The revelation that protected communications between an American law firm and the Indonesian government were intercepted by a foreign spy agency and shared with the NSA has the American Bar Association raising concerns about a threat to attorney-client privilege.
When a surveillance effort catches a privileged conversation between a lawyer and an overseas client, how does that affect the client’s legal rights?
That’s a question the American Bar Association (ABA) wants to know the answer to. After a report that an Australian spy agency’s surveillance program gathered information from an American law firm that was passed on to the U.S. National Security Agency (NSA), the group is questioning how such a situation affects attorney-client privilege, one of the legal profession’s most important rights. More details:
The issue: As The New York Times reported earlier this month, a document leaked by former NSA contractor Edward Snowden appears to show that the Australian Signals Directorate, the NSA’s counterpart and information-sharing partner in that country, was conducting surveillance of communication between Indonesian government officials and an American law firm representing it in trade talks with the U.S. government. According to the document, the Australian agency offered to share the intelligence, noting that it was likely to include information covered by attorney-client privilege. The NSA counsel general’s office “provided clear guidance” on the issue, stating that the Australian agency was “able to continue to cover the talks, providing highly useful intelligence for interested U.S. customers.”

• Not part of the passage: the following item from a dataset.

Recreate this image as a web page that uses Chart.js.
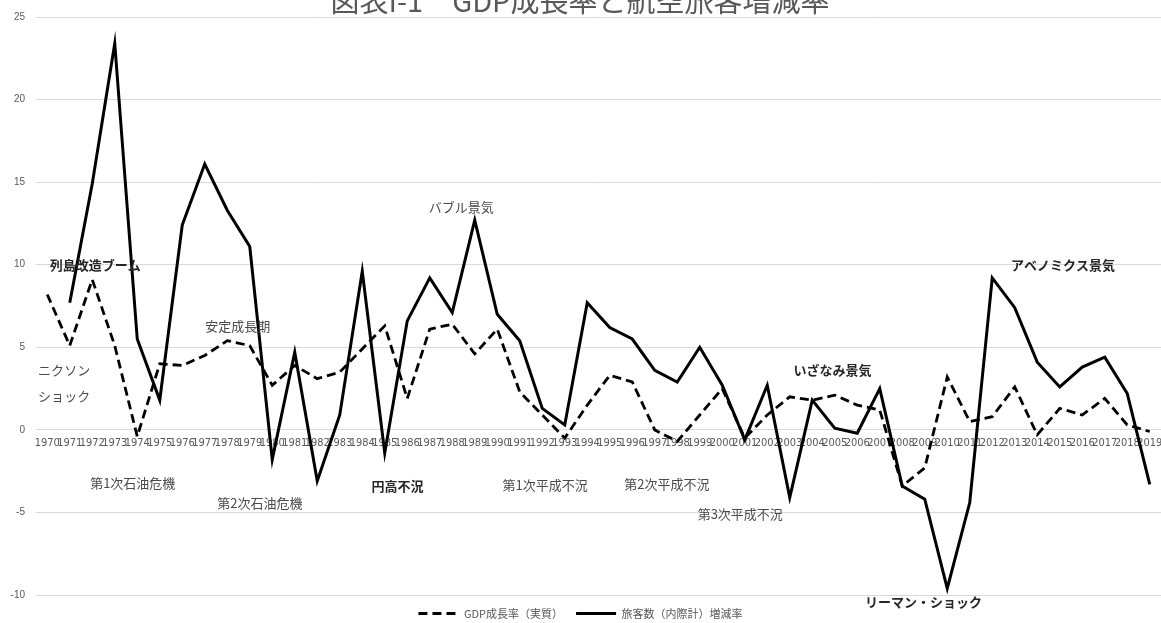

The ABA’s take: In his letter to two top NSA officials, ABA President James R. Silkenat argued [PDF] that surveillance of confidential communications between lawyers and their clients calls a “bedrock legal principle” into question. “The interception and sharing of attorney-client privileged communications by government agencies—or any third party—raises concerns, including chilling the full and frank discussion between lawyer and client that is essential for effective legal representation. Any government surveillance and interception of confidential communications between law firms and their clients threaten to seriously undermine and weaken the privilege, because as the U.S. Supreme Court noted in Upjohn Co. v. United States … ‘an uncertain privilege … is little better than no privilege at all.’” The association’s rules of professional conduct state that lawyers should make reasonable efforts to protect clients from unauthorized information leaks.
Drawing support: The ABA’s statement earned praise from the Electronic Frontier Foundation, which is closely monitoring the situation. In a blog post, EFF’s Nadia Kayyali noted that the National Association of Criminal Defense Lawyers (NACDL) has actively opposed such surveillance—and Kayyali recommended the ABA follow their lead. “What is key here is that if the NSA does not respond to the ABA’s letter, the ABA must not stop asking for answers,” she wrote. “In fact, like NACDL, the ABA should go even further by pushing for legislative reform and by condemning unconstitutional NSA surveillance.”